By what path the heroic was attained in Harper’s life may be traced from the pages of a diary, in which at intervals he recorded his thoughts, and from the words he has left in letters to his friends. Fragmentary as these are, an attempt has been made in the following pages to weave from them the story of his inner life, in the belief that its beauty will bring courage and inspiration to many, and in the knowledge that there is something of inestimable worth in a recorded experience which reveals the endeavour of a human soul to know and attain the highest, and to realize its divine capacities amid the complexities of every-day life.
[THE INFLUENCE OF HOME]
Harper was born in the village of Cookstown, Ontario, on December 9, 1873, but most of his childhood was spent at Barrie, one of the most picturesque and beautifully situated of Canadian inland towns. The vine-clad lattice alone obstructed the beautiful view from the front veranda of his father’s house across the waters of Kempenfeldt Bay, and it was to this home and its associations that he was wont to attribute all that was best in his nature and dearest in his affections. It was there that the great joys and the great sorrows of his short life had centred. It was over this Barrie home that the skies were the brightest to him; and it was there, too, that for a time the clouds had appeared to return after the rain.
There are few pages anywhere which, in simpler or more tender words, disclose a heart’s love and sorrow, a life’s greatest inspiration and its greatest grief, than those which commence Harper’s diary after it had remained closed for nearly three years. They constitute an expression of feeling so personal, a record so sacredly tender, that their publication can be justified only on the ground that they are among the few passages he has left which reveal the influence of his home upon his life, an influence which, as the words themselves show, was the strongest and the sweetest he had known. Just a year before his death, Harper writes:
“For nearly three years this book has travelled around with me unopened—three years in which I seem to have lived a lifetime. They have been filled with satisfaction enough in some ways, and with pain enough, too. Seven months ago, when the world seemed empty, I was inclined to throw myself upon these pages, but my feelings were too much my own, even for that, for, since I last wrote here, I have gazed into the darkest depths.
“Though ‘out in the world’ in a measure, since I left home for college, the little home group in Barrie remained the centre of my world. The chief reward of success was the ‘well done’ from the kindest father and most loving mother who ever lived. They have gone. After a week’s illness father died on April 6, 1900. Mother joined him on April 12th. During thirty-six years of married life they had been loyal and true to each other, and to their duty before God and man. For their children they sacrificed personal comfort and social pleasures. Loving sympathy always went out to meet us in joy or in pain. They passed away together into the hereafter with unflinching eye, and with a nobleness and truth of heart which won them the respect of all good men and women who knew them in life.

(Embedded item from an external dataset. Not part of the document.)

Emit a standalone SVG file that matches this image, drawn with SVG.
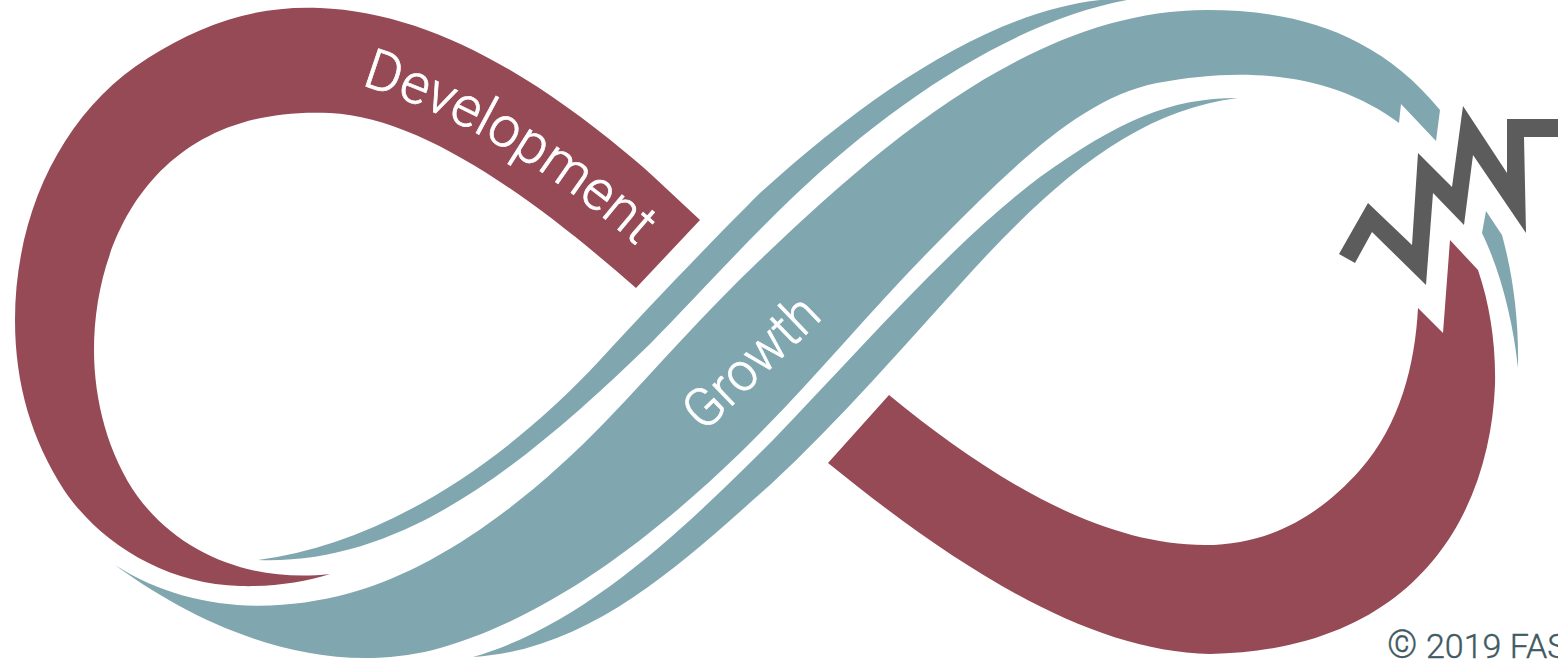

“I did not reach home until the morning of father’s death, and when I saw that dear beloved face it wore the calmness and pallor of death. That room in which he lay is hallowed. To the last, they say, his carelessness of self was evident. A frank, straightforward man; his life open as a book; his heart kind, with the true love of a Christian. He was not particularly demonstrative, but we all knew the breadth and depth of his affection and his sympathy. At the end, conscious of it, he gazed before him towards the face of God, as one ready to appear before the judgment seat. A healthy, honest, wholesome man, he was to me father, brother and friend.